When we think of Roman Architecture, we think of Italy and Rome, where significant structures still exist that forge the link between the past and present, the Colosseum, Pantheon, The Column of Marcus Aurelius, and The Appian Way, just to name a few. However the Roman Empire covered an immense geographical area, such that many significant lesser know, but equally impressive structures can be found in other countries. Spain is one such place. Ruled by Rome for a number of centuries, Spain was a source on great wealth for the Empire and produced some of it’s immortalized leaders and emperors (Hadrian and Marcus Aurelius). It is here that we find the Via the Plata (silver route), an ancient pilgrim journey,which is part of the El Camino de Santiago, that two thousand years ago served as the main thoroughfare for the transport of mineral wealth (silver) from the far north of Spain to Seville, from where it was shipped to Rome.
Appropriately, Seville will serve as the starting point for our walk, as we retrace the steps north that many Roman once took and now modern pilgrims take, on the road to Santiago de Compostela. In a small lively square in Seville, know as the Alameda de Hercules, you will find two ancient columns.
Atop the columns sit carved statues of Julius Cesar and Hercules, who, according to legend, are the two founding fathers of Seville. Dating from the 2nd century, these to columns are the oldest monuments in Seville. In many respects, the Alameda, has the air of a Roman Circus, a neighbourhood with many bars and terraces where you can enjoy coffee, evening tapas and beer, or late night drinks. The area has a certain bohemian air, where every Sunday morning, an open market is held that ironically sells antiques and second-hand goods on the promenade.
Moving north and not far from Seville can be found the small village of Santiponce. Here lie the ruins go the ancient Roman city of Italica. Founded in 206 BC by the Roman general Publius Cornelius Scipio Africanus, and was the birthplace of the Emperor Trajan. It grew to become the third largest city in the Roman Empire, with a population that exceeded 8,000.
Beginning in 1781 Italica became a major archaeological site and is under continuous excavation. Here are photo’s of a few artifacts hat have been discover thus far. A section of one of many Roman roads that have been uncovered that await the same rejuvenation.

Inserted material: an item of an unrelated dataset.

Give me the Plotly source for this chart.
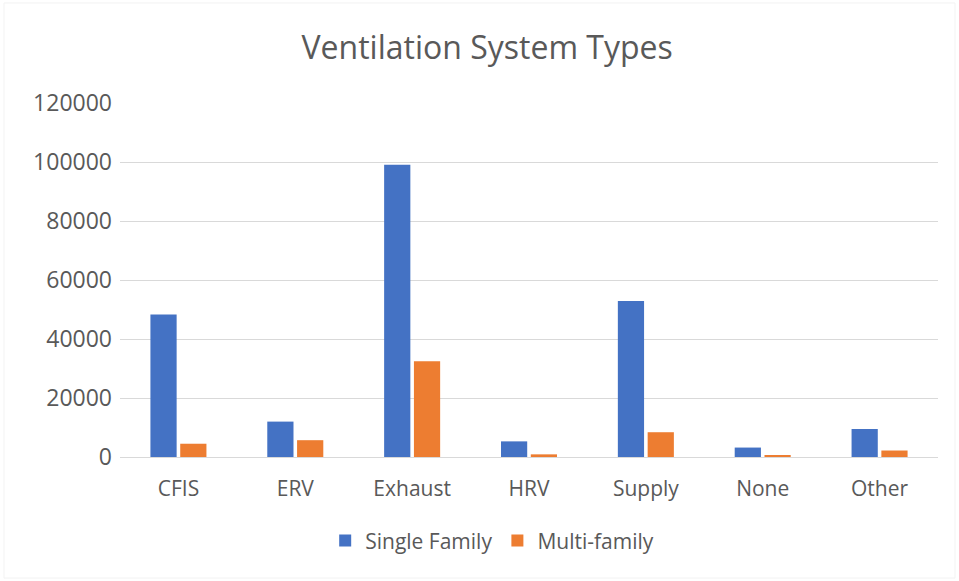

Here thousands of years ago Roman legions were stationed in this area to protect Roman interests and the western frontiers of the Roman Empire.
As well a number of home have been uncovered, many with rooms which have beautiful mosaic floors still intact, some of which have undergone remedial work. However, given they are 2000 years old, they are still intricately beautiful in their art and workmanship. Most famous are the floor from the Diose y Astros which literally translated means “Gods and Starts”
The Amphitheatre, which is still in need of significant restoration, is estimated to have held 25,000 spectators.
It is not hard to imagine gladiators, standing and waiting in the passage way waiting for their call to enter the ring.
We are looking forward to visiting more Roman Ruins as we head north, toward Meride and Salamanca.